Task material:
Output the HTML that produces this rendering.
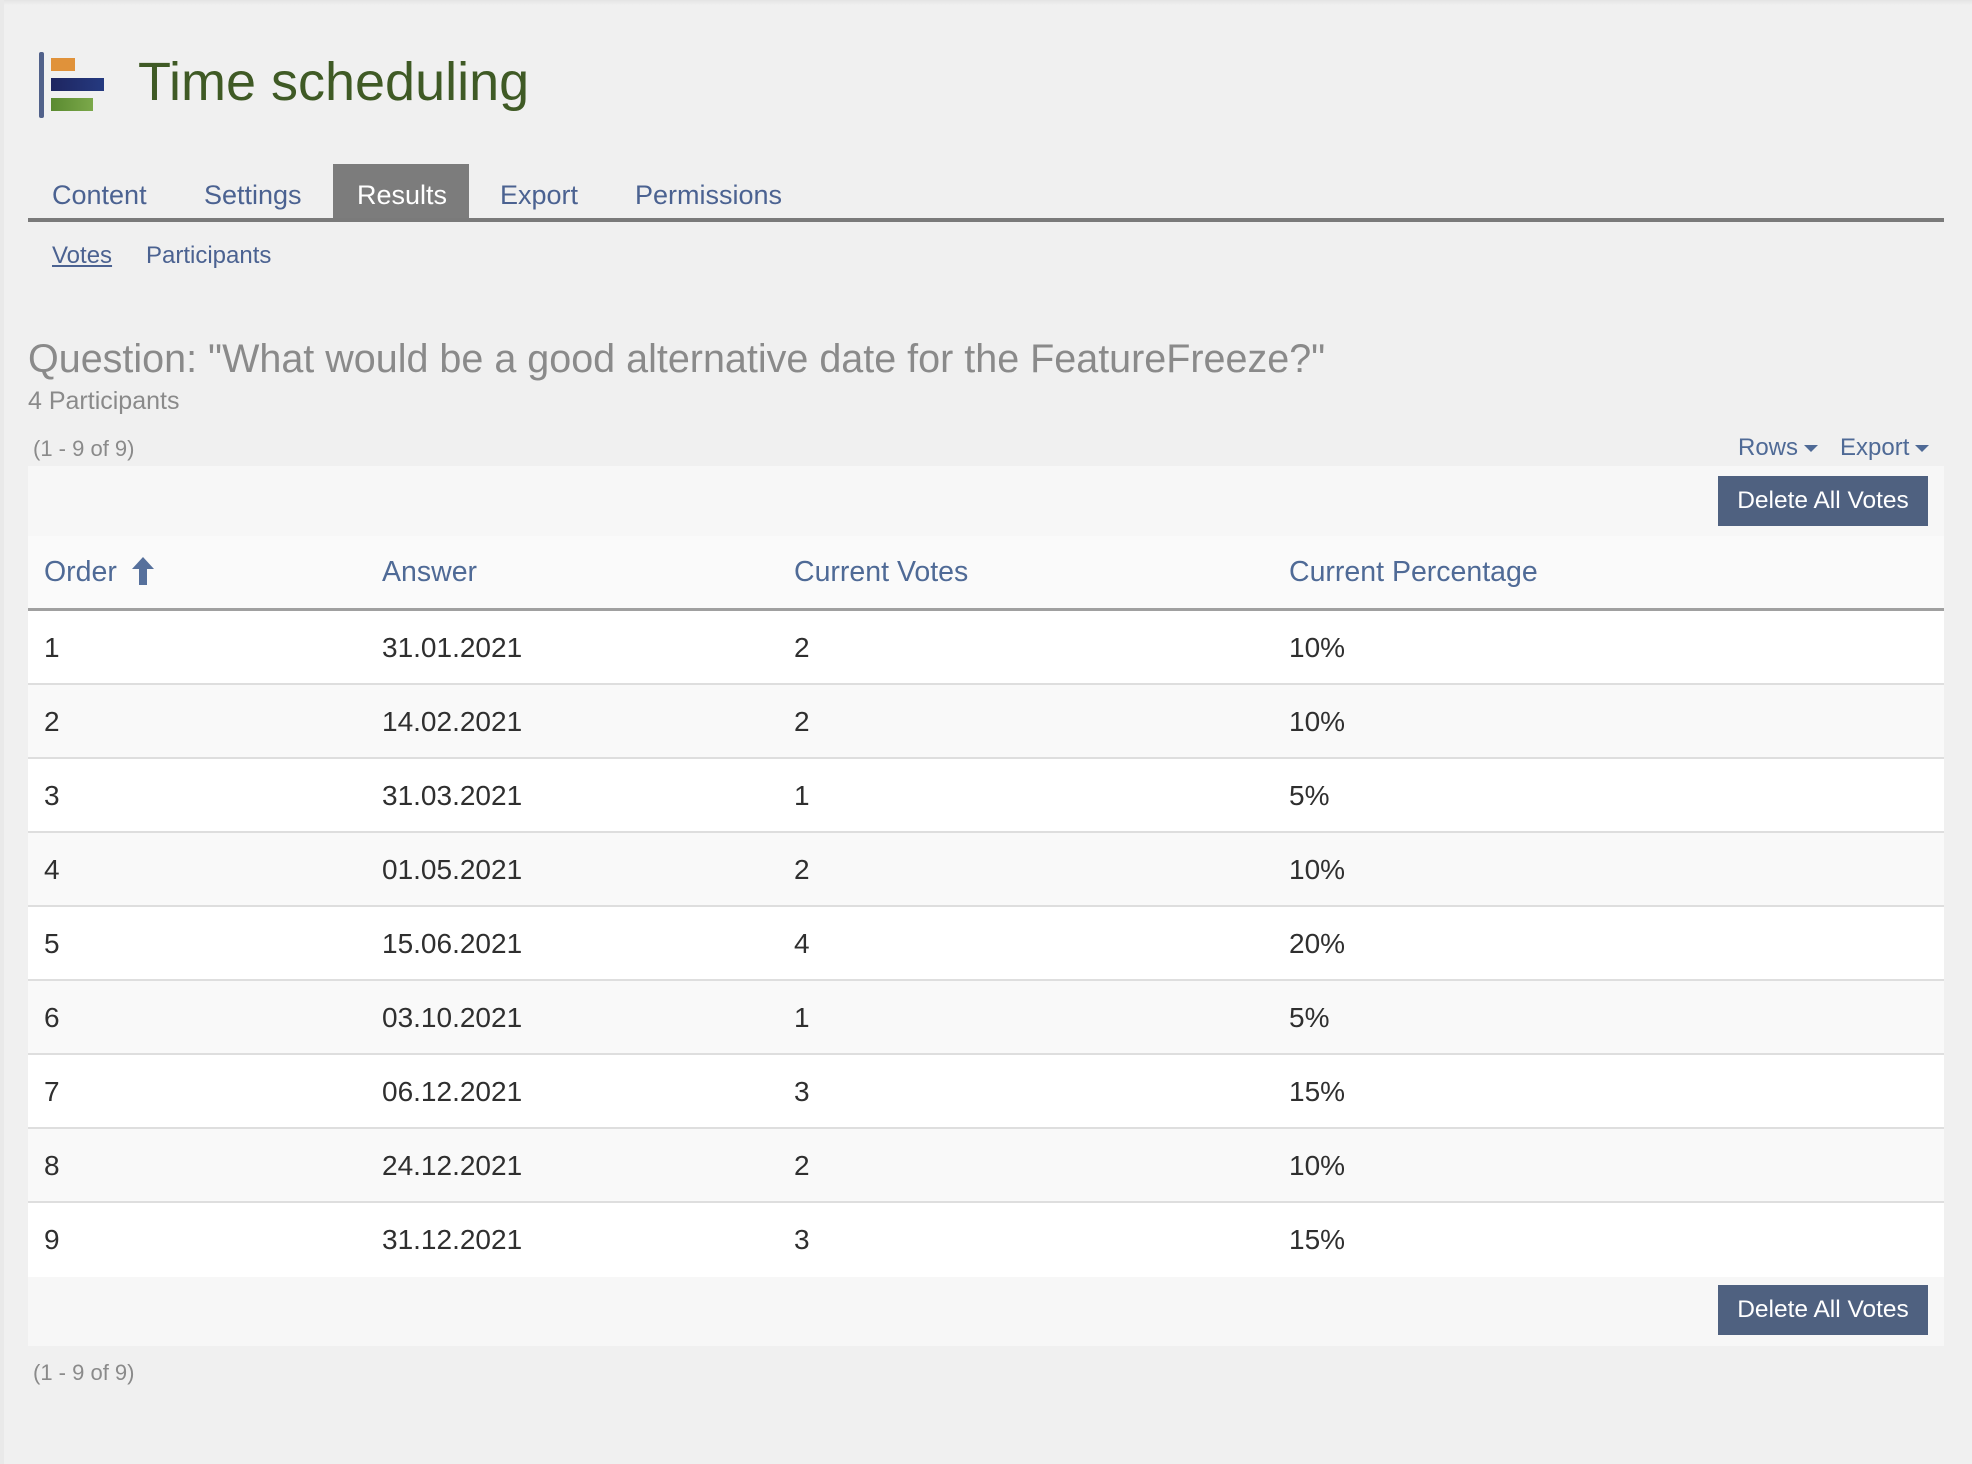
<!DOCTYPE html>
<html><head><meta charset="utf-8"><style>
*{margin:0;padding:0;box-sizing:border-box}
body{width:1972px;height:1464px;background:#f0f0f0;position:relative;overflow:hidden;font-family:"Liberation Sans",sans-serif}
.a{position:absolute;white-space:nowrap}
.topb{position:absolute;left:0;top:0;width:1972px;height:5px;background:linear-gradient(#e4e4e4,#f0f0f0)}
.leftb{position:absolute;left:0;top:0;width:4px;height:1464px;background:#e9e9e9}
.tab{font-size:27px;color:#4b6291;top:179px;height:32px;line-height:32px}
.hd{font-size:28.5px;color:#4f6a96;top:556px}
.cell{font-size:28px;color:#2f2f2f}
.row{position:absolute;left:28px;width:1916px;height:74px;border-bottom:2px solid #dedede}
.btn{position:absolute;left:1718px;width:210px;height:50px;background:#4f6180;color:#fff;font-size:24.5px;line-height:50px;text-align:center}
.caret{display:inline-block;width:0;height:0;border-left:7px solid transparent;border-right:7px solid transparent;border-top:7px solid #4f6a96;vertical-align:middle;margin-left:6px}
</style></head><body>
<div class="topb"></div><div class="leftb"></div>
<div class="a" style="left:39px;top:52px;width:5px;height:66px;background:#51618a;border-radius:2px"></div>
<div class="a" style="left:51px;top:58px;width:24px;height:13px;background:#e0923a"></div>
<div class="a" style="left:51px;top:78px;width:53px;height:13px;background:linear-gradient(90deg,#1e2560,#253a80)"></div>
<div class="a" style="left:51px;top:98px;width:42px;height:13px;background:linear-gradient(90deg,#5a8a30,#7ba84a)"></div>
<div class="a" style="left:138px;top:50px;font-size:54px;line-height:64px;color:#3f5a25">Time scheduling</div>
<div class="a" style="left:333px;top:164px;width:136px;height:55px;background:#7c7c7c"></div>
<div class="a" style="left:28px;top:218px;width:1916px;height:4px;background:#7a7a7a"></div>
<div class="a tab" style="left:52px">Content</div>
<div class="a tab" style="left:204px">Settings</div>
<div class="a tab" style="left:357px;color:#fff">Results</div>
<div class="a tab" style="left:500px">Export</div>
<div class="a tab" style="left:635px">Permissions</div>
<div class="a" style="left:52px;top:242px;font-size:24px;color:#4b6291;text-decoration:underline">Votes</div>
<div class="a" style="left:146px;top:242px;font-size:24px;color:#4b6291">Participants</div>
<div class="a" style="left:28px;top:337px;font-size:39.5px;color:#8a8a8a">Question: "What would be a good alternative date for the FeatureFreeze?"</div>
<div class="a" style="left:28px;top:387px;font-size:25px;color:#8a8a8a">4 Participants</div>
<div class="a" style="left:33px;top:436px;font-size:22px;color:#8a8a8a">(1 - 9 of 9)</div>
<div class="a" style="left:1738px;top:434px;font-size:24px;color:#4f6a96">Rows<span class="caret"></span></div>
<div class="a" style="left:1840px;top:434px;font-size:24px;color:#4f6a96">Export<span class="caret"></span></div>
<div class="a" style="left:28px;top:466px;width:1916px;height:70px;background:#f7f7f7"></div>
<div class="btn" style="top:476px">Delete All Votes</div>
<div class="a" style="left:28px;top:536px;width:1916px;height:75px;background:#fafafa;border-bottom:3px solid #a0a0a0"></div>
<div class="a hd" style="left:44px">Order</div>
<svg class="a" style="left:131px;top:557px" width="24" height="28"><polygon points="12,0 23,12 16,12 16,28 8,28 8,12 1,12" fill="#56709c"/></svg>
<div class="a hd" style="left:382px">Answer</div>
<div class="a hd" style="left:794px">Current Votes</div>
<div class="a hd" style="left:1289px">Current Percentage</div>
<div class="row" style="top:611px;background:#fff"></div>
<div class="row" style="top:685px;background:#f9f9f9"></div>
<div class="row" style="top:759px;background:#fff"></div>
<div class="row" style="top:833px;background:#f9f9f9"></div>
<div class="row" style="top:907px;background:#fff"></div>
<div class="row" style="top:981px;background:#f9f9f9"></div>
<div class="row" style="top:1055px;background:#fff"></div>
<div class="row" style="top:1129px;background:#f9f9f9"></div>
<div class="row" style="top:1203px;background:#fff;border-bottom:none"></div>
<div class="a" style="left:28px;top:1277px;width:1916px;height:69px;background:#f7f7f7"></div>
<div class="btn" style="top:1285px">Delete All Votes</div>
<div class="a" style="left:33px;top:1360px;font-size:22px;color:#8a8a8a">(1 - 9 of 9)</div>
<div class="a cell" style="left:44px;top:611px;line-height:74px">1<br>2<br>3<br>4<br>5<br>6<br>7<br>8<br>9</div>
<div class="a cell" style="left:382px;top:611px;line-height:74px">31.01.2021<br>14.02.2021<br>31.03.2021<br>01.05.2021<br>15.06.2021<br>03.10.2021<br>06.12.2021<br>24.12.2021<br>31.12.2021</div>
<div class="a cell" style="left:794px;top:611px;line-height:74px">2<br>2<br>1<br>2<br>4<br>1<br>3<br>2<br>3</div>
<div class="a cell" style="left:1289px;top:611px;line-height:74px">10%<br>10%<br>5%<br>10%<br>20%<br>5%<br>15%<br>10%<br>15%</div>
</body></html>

---

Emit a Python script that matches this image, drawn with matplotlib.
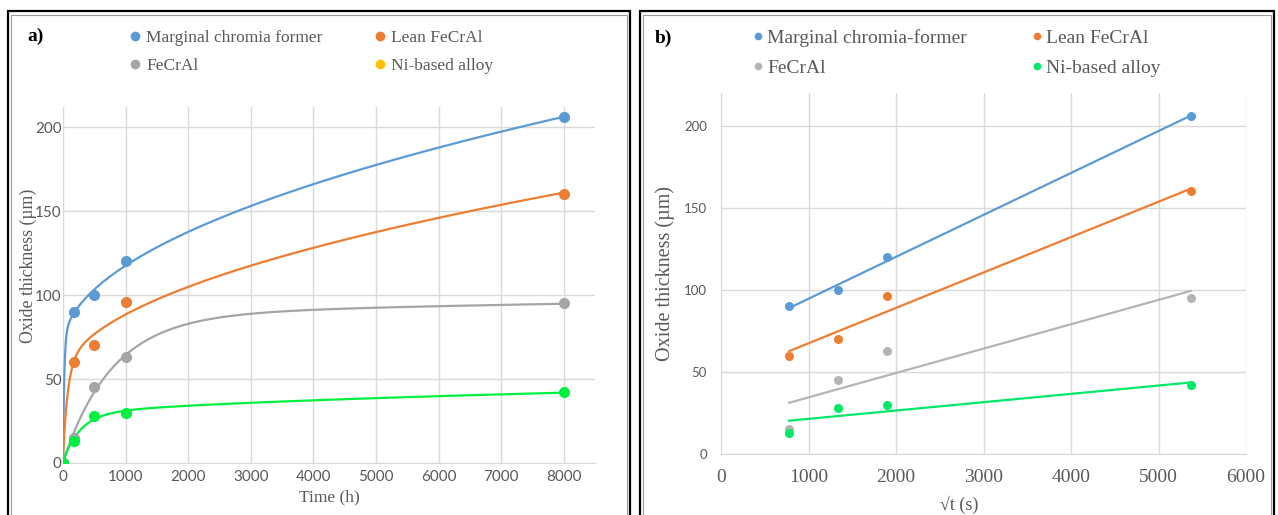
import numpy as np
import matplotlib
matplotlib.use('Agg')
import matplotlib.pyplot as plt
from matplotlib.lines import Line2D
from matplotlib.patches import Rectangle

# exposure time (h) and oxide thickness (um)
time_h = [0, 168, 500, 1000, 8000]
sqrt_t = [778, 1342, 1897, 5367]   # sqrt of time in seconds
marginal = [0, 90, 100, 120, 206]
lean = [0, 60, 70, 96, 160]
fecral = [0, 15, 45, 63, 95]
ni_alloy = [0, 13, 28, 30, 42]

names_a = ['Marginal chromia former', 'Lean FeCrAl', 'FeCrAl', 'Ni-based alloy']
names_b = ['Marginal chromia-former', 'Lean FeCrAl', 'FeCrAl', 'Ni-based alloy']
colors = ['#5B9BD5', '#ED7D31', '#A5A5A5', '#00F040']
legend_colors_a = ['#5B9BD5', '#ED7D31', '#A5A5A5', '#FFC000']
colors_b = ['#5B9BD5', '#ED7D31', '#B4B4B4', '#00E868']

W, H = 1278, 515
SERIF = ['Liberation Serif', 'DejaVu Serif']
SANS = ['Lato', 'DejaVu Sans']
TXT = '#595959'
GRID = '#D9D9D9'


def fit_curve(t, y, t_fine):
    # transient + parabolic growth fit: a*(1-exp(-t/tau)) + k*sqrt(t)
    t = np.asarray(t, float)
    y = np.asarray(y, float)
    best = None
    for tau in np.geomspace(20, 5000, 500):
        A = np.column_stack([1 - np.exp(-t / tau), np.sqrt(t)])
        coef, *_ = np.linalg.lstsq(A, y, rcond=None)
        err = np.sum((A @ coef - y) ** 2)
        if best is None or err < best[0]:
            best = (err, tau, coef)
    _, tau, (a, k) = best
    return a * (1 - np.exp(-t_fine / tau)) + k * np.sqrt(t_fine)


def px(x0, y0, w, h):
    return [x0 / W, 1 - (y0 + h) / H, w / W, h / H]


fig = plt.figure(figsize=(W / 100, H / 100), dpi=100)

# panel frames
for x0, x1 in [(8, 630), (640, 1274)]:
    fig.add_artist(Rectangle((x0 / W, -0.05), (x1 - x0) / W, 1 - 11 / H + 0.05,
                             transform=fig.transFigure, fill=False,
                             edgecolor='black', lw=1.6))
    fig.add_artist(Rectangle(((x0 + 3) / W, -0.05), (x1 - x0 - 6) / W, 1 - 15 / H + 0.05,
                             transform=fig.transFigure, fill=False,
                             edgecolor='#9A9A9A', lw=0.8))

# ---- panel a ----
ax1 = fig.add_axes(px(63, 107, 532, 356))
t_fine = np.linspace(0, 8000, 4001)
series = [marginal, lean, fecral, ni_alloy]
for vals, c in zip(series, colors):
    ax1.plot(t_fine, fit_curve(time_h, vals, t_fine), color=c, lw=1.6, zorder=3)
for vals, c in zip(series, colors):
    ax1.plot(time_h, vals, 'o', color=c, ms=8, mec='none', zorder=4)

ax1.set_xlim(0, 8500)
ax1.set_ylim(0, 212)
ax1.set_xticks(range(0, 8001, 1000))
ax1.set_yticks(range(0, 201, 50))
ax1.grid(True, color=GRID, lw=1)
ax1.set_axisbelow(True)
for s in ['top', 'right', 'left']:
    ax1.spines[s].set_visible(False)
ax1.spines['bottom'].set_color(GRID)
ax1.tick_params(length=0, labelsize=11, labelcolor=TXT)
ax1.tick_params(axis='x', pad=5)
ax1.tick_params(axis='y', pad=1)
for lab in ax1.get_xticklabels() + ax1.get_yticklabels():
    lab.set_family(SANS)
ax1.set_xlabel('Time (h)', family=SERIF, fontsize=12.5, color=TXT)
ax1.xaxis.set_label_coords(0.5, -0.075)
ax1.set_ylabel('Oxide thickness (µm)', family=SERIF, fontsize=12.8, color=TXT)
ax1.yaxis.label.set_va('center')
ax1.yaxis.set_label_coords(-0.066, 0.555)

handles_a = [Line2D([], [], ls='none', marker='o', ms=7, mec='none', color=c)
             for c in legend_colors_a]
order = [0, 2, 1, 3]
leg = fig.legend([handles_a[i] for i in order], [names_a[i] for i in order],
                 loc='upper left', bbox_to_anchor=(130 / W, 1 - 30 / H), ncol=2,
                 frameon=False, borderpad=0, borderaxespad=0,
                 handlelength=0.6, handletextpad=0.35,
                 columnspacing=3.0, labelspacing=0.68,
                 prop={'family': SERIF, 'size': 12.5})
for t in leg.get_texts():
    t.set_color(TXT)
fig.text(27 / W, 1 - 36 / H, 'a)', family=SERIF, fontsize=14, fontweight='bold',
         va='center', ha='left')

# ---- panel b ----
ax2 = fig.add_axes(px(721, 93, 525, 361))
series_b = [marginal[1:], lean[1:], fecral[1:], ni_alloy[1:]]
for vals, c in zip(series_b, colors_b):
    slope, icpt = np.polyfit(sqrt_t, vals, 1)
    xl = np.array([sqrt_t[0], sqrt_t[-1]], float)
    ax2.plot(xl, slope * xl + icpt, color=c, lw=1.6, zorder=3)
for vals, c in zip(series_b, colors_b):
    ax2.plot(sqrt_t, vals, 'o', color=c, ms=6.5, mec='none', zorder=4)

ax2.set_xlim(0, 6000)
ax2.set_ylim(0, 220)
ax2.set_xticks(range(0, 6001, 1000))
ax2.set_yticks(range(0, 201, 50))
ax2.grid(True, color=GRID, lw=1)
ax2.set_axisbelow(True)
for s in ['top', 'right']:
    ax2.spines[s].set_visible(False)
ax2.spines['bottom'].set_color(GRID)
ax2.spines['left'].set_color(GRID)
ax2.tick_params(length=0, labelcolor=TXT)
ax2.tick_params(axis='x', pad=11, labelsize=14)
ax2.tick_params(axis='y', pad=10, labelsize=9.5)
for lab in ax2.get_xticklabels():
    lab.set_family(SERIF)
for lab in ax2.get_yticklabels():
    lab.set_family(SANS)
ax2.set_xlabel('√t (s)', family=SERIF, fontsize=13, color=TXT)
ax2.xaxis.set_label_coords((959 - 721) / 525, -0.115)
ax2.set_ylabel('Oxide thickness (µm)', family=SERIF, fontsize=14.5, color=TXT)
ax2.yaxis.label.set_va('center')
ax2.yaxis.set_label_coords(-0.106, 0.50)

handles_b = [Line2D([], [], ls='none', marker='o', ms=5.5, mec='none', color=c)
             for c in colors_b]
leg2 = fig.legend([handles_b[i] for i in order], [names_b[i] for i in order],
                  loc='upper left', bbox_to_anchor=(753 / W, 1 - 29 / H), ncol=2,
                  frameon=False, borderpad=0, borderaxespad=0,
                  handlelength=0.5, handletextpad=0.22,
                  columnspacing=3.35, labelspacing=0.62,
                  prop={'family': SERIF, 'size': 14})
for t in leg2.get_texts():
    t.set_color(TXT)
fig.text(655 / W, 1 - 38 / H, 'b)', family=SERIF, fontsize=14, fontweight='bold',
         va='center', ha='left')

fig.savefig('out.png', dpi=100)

Prompt:
The copy should hold exactly the lines from the line with "Emit a Python" to the line with "from matplotlib.patches import Rectangle", both ends in, set down without any pictures and with nothing added.

The output:
Emit a Python script that matches this image, drawn with matplotlib.
import numpy as np
import matplotlib
matplotlib.use('Agg')
import matplotlib.pyplot as plt
from matplotlib.lines import Line2D
from matplotlib.patches import Rectangle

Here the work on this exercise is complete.